Flatbed Outbound Tender Reject Index (USA) – SONAR: FOTRI.USA

Acquisitions on hold for now

When asked when the company might begin to pursue acquisitions again, Daseke’s VP of Operations Strategy John Michell said that they would like to be closer to a debt-to-adjusted EBITDA multiple with a two-handle than the current level of 3.25x. Daseke reported $700 million in total debt on the balance sheet at the close of the third quarter of 2019, the company’s last full financial filing.

The company’s leverage as defined by its debt covenants adjusts EBITDA for one-time costs.

Michell said that the company generated $114 million in cash from operations with $57 million in net capital expenditures (capex) during 2019, which only include one-half of one quarter of the operational cost savings.

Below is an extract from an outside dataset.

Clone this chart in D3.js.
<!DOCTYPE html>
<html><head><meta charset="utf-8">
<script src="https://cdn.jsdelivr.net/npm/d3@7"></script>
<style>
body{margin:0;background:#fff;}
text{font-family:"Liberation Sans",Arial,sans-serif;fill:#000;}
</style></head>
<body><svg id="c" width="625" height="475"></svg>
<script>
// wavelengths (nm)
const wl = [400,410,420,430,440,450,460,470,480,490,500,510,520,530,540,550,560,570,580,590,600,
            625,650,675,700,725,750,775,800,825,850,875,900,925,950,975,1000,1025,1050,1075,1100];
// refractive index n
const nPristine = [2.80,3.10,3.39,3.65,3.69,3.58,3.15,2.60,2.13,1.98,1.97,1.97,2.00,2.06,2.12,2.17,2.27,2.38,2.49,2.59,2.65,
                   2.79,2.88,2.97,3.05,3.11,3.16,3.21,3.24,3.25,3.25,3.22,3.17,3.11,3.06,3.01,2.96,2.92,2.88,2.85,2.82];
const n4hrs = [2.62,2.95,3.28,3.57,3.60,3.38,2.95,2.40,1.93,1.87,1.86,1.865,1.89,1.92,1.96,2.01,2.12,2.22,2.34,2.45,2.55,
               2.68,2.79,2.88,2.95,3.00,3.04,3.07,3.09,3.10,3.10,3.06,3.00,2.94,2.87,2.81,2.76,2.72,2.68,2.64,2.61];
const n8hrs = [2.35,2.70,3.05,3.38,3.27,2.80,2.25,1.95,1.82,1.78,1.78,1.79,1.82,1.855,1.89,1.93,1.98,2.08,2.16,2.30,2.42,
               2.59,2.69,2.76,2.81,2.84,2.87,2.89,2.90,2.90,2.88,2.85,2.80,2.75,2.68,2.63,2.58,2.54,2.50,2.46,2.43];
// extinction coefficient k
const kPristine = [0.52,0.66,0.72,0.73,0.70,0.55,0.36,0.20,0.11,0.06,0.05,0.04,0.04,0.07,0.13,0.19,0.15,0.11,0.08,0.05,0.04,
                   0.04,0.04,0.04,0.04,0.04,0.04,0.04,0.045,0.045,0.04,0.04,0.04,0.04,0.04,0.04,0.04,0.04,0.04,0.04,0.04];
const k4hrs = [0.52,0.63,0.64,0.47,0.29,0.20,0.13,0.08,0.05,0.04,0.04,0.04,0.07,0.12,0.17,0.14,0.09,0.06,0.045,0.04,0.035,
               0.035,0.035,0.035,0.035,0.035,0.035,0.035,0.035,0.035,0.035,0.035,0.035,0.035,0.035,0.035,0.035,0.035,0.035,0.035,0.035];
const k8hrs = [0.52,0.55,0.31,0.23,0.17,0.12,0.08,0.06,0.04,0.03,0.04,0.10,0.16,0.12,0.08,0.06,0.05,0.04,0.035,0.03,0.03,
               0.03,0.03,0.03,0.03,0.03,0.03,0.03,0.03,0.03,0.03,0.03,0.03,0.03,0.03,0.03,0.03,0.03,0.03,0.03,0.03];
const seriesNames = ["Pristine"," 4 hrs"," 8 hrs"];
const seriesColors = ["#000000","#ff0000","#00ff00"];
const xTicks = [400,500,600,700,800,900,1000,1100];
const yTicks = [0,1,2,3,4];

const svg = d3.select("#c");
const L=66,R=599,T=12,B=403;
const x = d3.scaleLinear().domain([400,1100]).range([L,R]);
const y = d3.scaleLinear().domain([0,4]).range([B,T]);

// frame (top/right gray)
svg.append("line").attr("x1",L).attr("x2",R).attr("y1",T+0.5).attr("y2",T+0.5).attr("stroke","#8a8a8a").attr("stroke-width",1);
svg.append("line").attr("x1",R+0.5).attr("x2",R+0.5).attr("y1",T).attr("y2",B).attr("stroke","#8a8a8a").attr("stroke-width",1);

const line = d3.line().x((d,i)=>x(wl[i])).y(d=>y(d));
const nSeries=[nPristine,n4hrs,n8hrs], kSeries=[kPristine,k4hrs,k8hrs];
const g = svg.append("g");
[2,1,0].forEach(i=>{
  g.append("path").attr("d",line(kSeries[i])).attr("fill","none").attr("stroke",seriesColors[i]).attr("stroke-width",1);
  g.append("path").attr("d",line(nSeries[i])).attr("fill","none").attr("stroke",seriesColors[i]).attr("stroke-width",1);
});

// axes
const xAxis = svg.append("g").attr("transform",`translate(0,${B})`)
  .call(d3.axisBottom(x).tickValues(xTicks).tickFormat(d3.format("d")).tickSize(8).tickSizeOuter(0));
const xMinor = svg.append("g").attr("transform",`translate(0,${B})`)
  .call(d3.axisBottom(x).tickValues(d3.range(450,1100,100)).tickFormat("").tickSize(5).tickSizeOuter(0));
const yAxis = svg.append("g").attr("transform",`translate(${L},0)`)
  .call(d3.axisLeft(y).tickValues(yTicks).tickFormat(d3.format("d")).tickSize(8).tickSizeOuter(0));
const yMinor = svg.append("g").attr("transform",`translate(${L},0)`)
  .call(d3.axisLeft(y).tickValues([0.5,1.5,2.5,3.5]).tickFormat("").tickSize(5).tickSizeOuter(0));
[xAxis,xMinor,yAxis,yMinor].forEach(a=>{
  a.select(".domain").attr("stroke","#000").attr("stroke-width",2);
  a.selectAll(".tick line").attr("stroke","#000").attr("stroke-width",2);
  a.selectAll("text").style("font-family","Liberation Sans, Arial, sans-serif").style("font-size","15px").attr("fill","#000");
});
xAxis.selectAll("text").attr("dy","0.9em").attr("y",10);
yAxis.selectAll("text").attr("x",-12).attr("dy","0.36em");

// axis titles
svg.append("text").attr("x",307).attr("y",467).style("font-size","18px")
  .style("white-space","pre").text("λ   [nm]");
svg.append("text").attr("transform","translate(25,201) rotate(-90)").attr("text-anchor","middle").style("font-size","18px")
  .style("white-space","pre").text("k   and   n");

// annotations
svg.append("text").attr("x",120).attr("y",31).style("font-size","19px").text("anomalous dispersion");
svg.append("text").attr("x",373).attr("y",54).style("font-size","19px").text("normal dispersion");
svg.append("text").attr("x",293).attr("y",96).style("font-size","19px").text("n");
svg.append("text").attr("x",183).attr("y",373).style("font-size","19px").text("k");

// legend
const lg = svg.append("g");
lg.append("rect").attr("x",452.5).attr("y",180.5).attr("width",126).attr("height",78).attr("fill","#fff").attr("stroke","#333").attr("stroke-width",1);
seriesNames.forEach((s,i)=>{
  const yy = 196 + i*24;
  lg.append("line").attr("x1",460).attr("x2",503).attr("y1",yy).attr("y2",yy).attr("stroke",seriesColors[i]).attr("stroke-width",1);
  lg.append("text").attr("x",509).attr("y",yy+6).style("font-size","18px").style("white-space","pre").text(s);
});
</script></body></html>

He said that including other annual payments of approximately $2 million in state and local taxes and $5 million in dividends, the company is currently in a position to de-lever the balance sheet by nearly $50 million annually.

That figure doesn’t include the annualized impact of the first phase of cost initiatives.

“I couldn’t be prouder of the team. I’m not a bit surprised at all by what we did in the fourth quarter and have been doing. I couldn’t be prouder, but none of us are satisfied. We got a ways to go and we’re deep in the business,” Easter concluded.